Wrong confidence interval in R I have independent 2 samples (both with $n = 200$) and i want to show that the true mean of sample b is higher than the true mean of sample a i.e. $H_0 : \mu_B \le \mu_A$ and $H1: \mu_B \gt \mu_A$.
I wanted to conduct a two sample t-test but since the true mean and variance are unknown i did a F-Test beforehand. The results of the F-Test were, that $\sigma^2_A = \sigma^2_B$.
Because of that i ran the aforementioned t-test in R with following parameters:
t.test(B,A, alternative="greater", var.equal = TRUE, paired=FALSE, conf.level=0.95) 
output:
           Two Sample t-test
data:  B and A
t = 0.33934, df = 398, p-value = 0.3673
alternative hypothesis: true difference in means is greater than 0
95 percent confidence interval:
 -1062.14      Inf
sample estimates:
mean of x mean of y 
 8545.895  8270.625 

I calculated the test-value by hand and had the same result for t. The means of A and B are correct too, but i dont understand the confidence interval. As far as i know the critical value for a right sided test is $t_{398;0.95} = 1.649$ and because of that id keep the null hypothesis since $t = 0.3393 \ngtr 1.649$. But if i were to follow the confidence interval in R id have to reject it, which seems odd.
 A: The result from R says you don't reject the null.
The result gives you the confidence interval of the difference.  It says $-1062.14 \lt \mu_B-\mu_A \lt \infty$.  That means $\mu_B$ could be less than $\mu_A$ and so you cannot reject the null hypothesis.
A: Just to add to/expand on @abstrusiosity's answer:

*

*As mentioned above, 0 falls between -1062.14 and Inf - so if you were using the confidence interval to make null hypothesis testing decisions you would fail to reject the null in this case. (assuming the null is that the difference is not different from 0).

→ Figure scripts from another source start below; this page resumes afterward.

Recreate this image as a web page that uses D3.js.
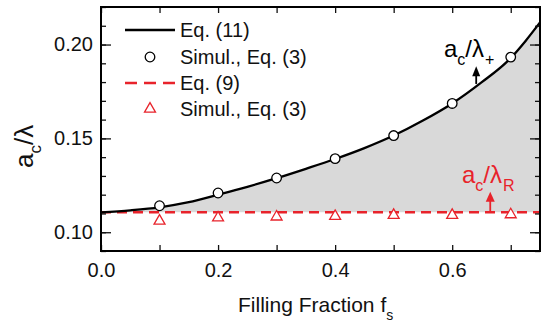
<!DOCTYPE html>
<html lang="en">
<head>
<meta charset="UTF-8">
<title>Critical radius vs filling fraction</title>
<style>
  body { margin: 0; background: #fff; }
  svg { display: block; font-family: "Liberation Sans", Arial, sans-serif; }
  .tick text { font-size: 20px; fill: #111; }
  .tick line { stroke: #111; stroke-width: 1.3px; }
</style>
</head>
<body>
<svg id="chart" width="546" height="322"></svg>
<script src="https://d3js.org/d3.v7.min.js"></script>
<script>
// Eq. (11) curve
const curveF = [0, 0.05, 0.1, 0.15, 0.2, 0.25, 0.3, 0.35, 0.4, 0.45, 0.5, 0.55, 0.6, 0.65, 0.7, 0.725, 0.75];
const curveA = [0.1106, 0.1117, 0.1133, 0.1160, 0.1200, 0.1242, 0.1288, 0.1338, 0.1390, 0.1448, 0.1515, 0.1595, 0.1686, 0.1798, 0.1928, 0.2018, 0.2118];

// Eq. (9): flat line
const eq9F = [0, 0.75];
const eq9A = [0.1106, 0.1106];

// simulations
const simF = [0.1, 0.2, 0.3, 0.4, 0.5, 0.6, 0.7];
const simPlus = [0.1141, 0.1209, 0.1289, 0.1392, 0.1515, 0.1686, 0.1933];
const simR = [0.1060, 0.1077, 0.1082, 0.1085, 0.1091, 0.1091, 0.1094];

const xTicks = [0, 0.2, 0.4, 0.6];
const yTicks = [0.10, 0.15, 0.20];

const red = '#e8232b';

const svg = d3.select('#chart');
const mLeft = 101, mRight = 540, mTop = 7, mBottom = 251;

const x = d3.scaleLinear().domain([0, 0.75]).range([mLeft, mRight]);
const y = d3.scaleLinear().domain([0.09, 0.22]).range([mBottom, mTop]);

const curve = curveF.map((f, i) => ({ f, a: curveA[i] }));
const base = eq9A[0];

// shaded region between the two curves
svg.append('path')
  .datum(curve)
  .attr('fill', '#d9d9d9')
  .attr('d', d3.area().x(d => x(d.f)).y0(y(base)).y1(d => y(d.a)).curve(d3.curveMonotoneX));

svg.append('path')
  .datum(eq9F.map((f, i) => ({ f, a: eq9A[i] })))
  .attr('fill', 'none')
  .attr('stroke', red)
  .attr('stroke-width', 2.5)
  .attr('stroke-dasharray', '10,6')
  .attr('d', d3.line().x(d => x(d.f)).y(d => y(d.a)));

svg.append('path')
  .datum(curve)
  .attr('fill', 'none')
  .attr('stroke', '#000')
  .attr('stroke-width', 2.3)
  .attr('d', d3.line().x(d => x(d.f)).y(d => y(d.a)).curve(d3.curveMonotoneX));

const tri = d3.symbol().type(d3.symbolTriangle).size(52);

svg.append('g').selectAll('path')
  .data(simF.map((f, i) => ({ f, a: simR[i] })))
  .join('path')
  .attr('transform', d => `translate(${x(d.f)},${y(d.a)})`)
  .attr('d', tri)
  .attr('fill', '#fff')
  .attr('stroke', red)
  .attr('stroke-width', 1.3);

svg.append('g').selectAll('circle')
  .data(simF.map((f, i) => ({ f, a: simPlus[i] })))
  .join('circle')
  .attr('cx', d => x(d.f))
  .attr('cy', d => y(d.a))
  .attr('r', 4.8)
  .attr('fill', '#fff')
  .attr('stroke', '#000')
  .attr('stroke-width', 1.3);

// arrows
function arrow(f, a0, a1, color, w) {
  const xx = x(f), y0 = y(a0), y1 = y(a1);
  svg.append('line')
    .attr('x1', xx).attr('x2', xx)
    .attr('y1', y0).attr('y2', y1 + 8)
    .attr('stroke', color).attr('stroke-width', 1.8);
  svg.append('path')
    .attr('d', `M${xx},${y1} L${xx - w / 2},${y1 + 10} L${xx + w / 2},${y1 + 10} Z`)
    .attr('fill', color);
}
arrow(0.641, 0.1790, 0.1884, '#000', 8);
arrow(0.665, base, 0.1216, red, 9);

// annotation labels
function label(xx, yy, sub, color) {
  const t = svg.append('text')
    .attr('x', xx).attr('y', yy)
    .attr('fill', color)
    .style('font-size', '24px');
  t.append('tspan').text('a');
  t.append('tspan').attr('dy', 8).style('font-size', '16px').text('c');
  t.append('tspan').attr('dy', -8).text('/λ');
  t.append('tspan').attr('dx', 1).attr('dy', 8).style('font-size', '16px').text(sub);
}
label(444, 57, '+', '#000');
label(462, 183, 'R', red);

// axes: major ticks with labels, minor ticks without
const xMinor = d3.range(0, 0.76, 0.1);
const yMinor = d3.range(0.09, 0.2201, 0.01);

svg.append('g')
  .attr('transform', `translate(0,${mBottom})`)
  .call(d3.axisBottom(x).tickValues(xMinor).tickSize(-6).tickPadding(12)
    .tickFormat(d => xTicks.some(t => Math.abs(t - d) < 1e-9) ? d3.format('.1f')(d) : ''))
  .call(g => g.select('.domain').remove());

svg.append('g')
  .attr('transform', `translate(0,${mTop})`)
  .call(d3.axisTop(x).tickValues(xMinor).tickSize(-6).tickFormat(''))
  .call(g => g.select('.domain').remove());

svg.append('g')
  .attr('transform', `translate(${mLeft},0)`)
  .call(d3.axisLeft(y).tickValues(yTicks).tickSize(-10).tickPadding(8).tickFormat(d3.format('.2f')))
  .call(g => g.select('.domain').remove());

svg.append('g')
  .attr('transform', `translate(${mLeft},0)`)
  .call(d3.axisLeft(y).tickValues(yMinor).tickSize(-5).tickFormat(''))
  .call(g => g.select('.domain').remove());

svg.append('g')
  .attr('transform', `translate(${mRight},0)`)
  .call(d3.axisRight(y).tickValues(yTicks).tickSize(-10).tickFormat(''))
  .call(g => g.select('.domain').remove());

svg.append('g')
  .attr('transform', `translate(${mRight},0)`)
  .call(d3.axisRight(y).tickValues(yMinor).tickSize(-5).tickFormat(''))
  .call(g => g.select('.domain').remove());

svg.append('rect')
  .attr('x', mLeft).attr('y', mTop)
  .attr('width', mRight - mLeft).attr('height', mBottom - mTop)
  .attr('fill', 'none').attr('stroke', '#000').attr('stroke-width', 2);

// legend
const legend = svg.append('g');
const rows = [
  { y: 30, text: 'Eq. (11)' },
  { y: 57, text: 'Simul., Eq. (3)' },
  { y: 83, text: 'Eq. (9)' },
  { y: 109, text: 'Simul., Eq. (3)' }
];
legend.append('line').attr('x1', 125).attr('x2', 175).attr('y1', rows[0].y).attr('y2', rows[0].y)
  .attr('stroke', '#000').attr('stroke-width', 2.3);
legend.append('circle').attr('cx', 150).attr('cy', rows[1].y).attr('r', 4.8)
  .attr('fill', '#fff').attr('stroke', '#000').attr('stroke-width', 1.3);
legend.append('line').attr('x1', 125).attr('x2', 175).attr('y1', rows[2].y).attr('y2', rows[2].y)
  .attr('stroke', red).attr('stroke-width', 2.5).attr('stroke-dasharray', '12,7');
legend.append('path').attr('transform', `translate(150,${rows[3].y})`).attr('d', tri)
  .attr('fill', '#fff').attr('stroke', red).attr('stroke-width', 1.3);
legend.selectAll('text')
  .data(rows)
  .join('text')
  .attr('x', 180)
  .attr('y', d => d.y)
  .attr('dy', '0.35em')
  .style('font-size', '20px')
  .attr('fill', '#111')
  .text(d => d.text);

// axis titles
const xt = svg.append('text')
  .attr('x', 238).attr('y', 312)
  .style('font-size', '21px')
  .attr('fill', '#111');
xt.append('tspan').text('Filling Fraction f');
xt.append('tspan').attr('dy', 8).style('font-size', '14px').text('s');

const yt = svg.append('text')
  .attr('transform', 'translate(33,168) rotate(-90)')
  .style('font-size', '26px')
  .attr('fill', '#111');
yt.append('tspan').text('a');
yt.append('tspan').attr('dy', 8).style('font-size', '17px').text('c');
yt.append('tspan').attr('dy', -8).text('/λ');
</script>
</body>
</html>
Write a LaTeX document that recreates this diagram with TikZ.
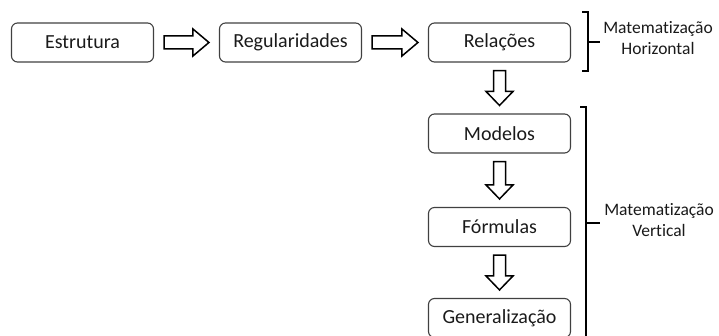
\documentclass[tikz,border=0pt]{standalone}
\usepackage{fontspec}
\setmainfont{Carlito}[Ligatures=NoCommon]
\usetikzlibrary{calc}
\definecolor{boxline}{HTML}{404040}
\definecolor{txt}{HTML}{1A1A1A}
\begin{document}
\begin{tikzpicture}[x=1pt,y=-1pt,
  stagebox/.style={draw=boxline, line width=1.1pt, rounded corners=6pt, minimum width=142pt, minimum height=39pt, inner sep=0pt, text=txt, font=\fontsize{20}{24}\selectfont},
  blk/.style={draw=black, line width=1.5pt, fill=white, line join=miter},
  brack/.style={draw=black, line width=1.6pt},
  lbl/.style={align=center, text=txt, font=\fontsize{17.5}{21}\selectfont, inner sep=0pt}
]
\useasboundingbox (0,0) rectangle (719,336);
\node[stagebox] (estr) at (82.5,42.5) {Estrutura};
\node[stagebox] (regu) at (290.5,42.5) {Regularidades};
\node[stagebox] (rela) at (499.5,42.5) {Relações};
\node[stagebox] (mode) at (499.5,133.5) {Modelos};
\node[stagebox] (form) at (499.5,227) {Fórmulas};
\node[stagebox] (gene) at (499.5,318) {Generalização};
% horizontal block arrows
\foreach \a/\b in {estr/regu, regu/rela}{
  \draw[blk] ($(\a.east)+(10,6.5)$) -- ($(\b.west)+(-26,6.5)$) -- ($(\b.west)+(-26,13.5)$)
    -- ($(\b.west)+(-10,0)$) -- ($(\b.west)+(-26,-13.5)$) -- ($(\b.west)+(-26,-6.5)$)
    -- ($(\a.east)+(10,-6.5)$) -- cycle;
}
% vertical block arrows
\foreach \a/\b in {rela/mode, mode/form, form/gene}{
  \draw[blk] ($(\a.south)+(-6,8)$) -- ($(\b.north)+(-6,-22)$) -- ($(\b.north)+(-13.5,-22)$)
    -- ($(\b.north)+(0,-8)$) -- ($(\b.north)+(13.5,-22)$) -- ($(\b.north)+(6,-22)$)
    -- ($(\a.south)+(6,8)$) -- cycle;
}
% brackets
\coordinate (hb1) at (588,12);
\coordinate (hb2) at (588,71);
\coordinate (hbm) at (588,42);
\draw[brack] ($(hb1)+(-6,0)$) -- (hb1) -- (hb2) -- ($(hb2)+(-6,0)$);
\draw[brack] (hbm) -- ++(12,0);
\coordinate (vb1) at (586,107);
\coordinate (vb2) at (586,340);
\coordinate (vbm) at (586,223);
\draw[brack] ($(vb1)+(-6,0)$) -- (vb1) -- (vb2);
\draw[brack] (vbm) -- ++(14,0);
\node[lbl] (hlab) at (658,38.5) {Matematização\\Horizontal};
\node[lbl] (vlab) at (659,220.5) {Matematização\\Vertical};
\end{tikzpicture}
\end{document}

*The Inf is a result of your one-sided test. You don't really care about the upper bound of the CI in a > one-sided test - just that the lower bound is above 0. You get the same behavior with one-sided tests in the opposite direction. If you run the code below, you'll get -Inf on the lower bound of the interval when the directionality of the test is reversed.

A <- rnorm(100)
B <- rnorm(100)
t.test(A, B, alternative = 'less', var.equal = TRUE, paired = FALSE, conf.level = .95)



*If you want the symmetrical 95% CI you can run the code below. This CI would map on to a two-sided p-value.

# I've omitted `alternative` as the default is "two-sided"
t.test(A, B, var.equal = TRUE, paired = FALSE, conf.level = .95)

You can change the interval to .90 to get the LB or UB relevant for your directional hypothesis and get a symmetrical confidence interval around the mean difference.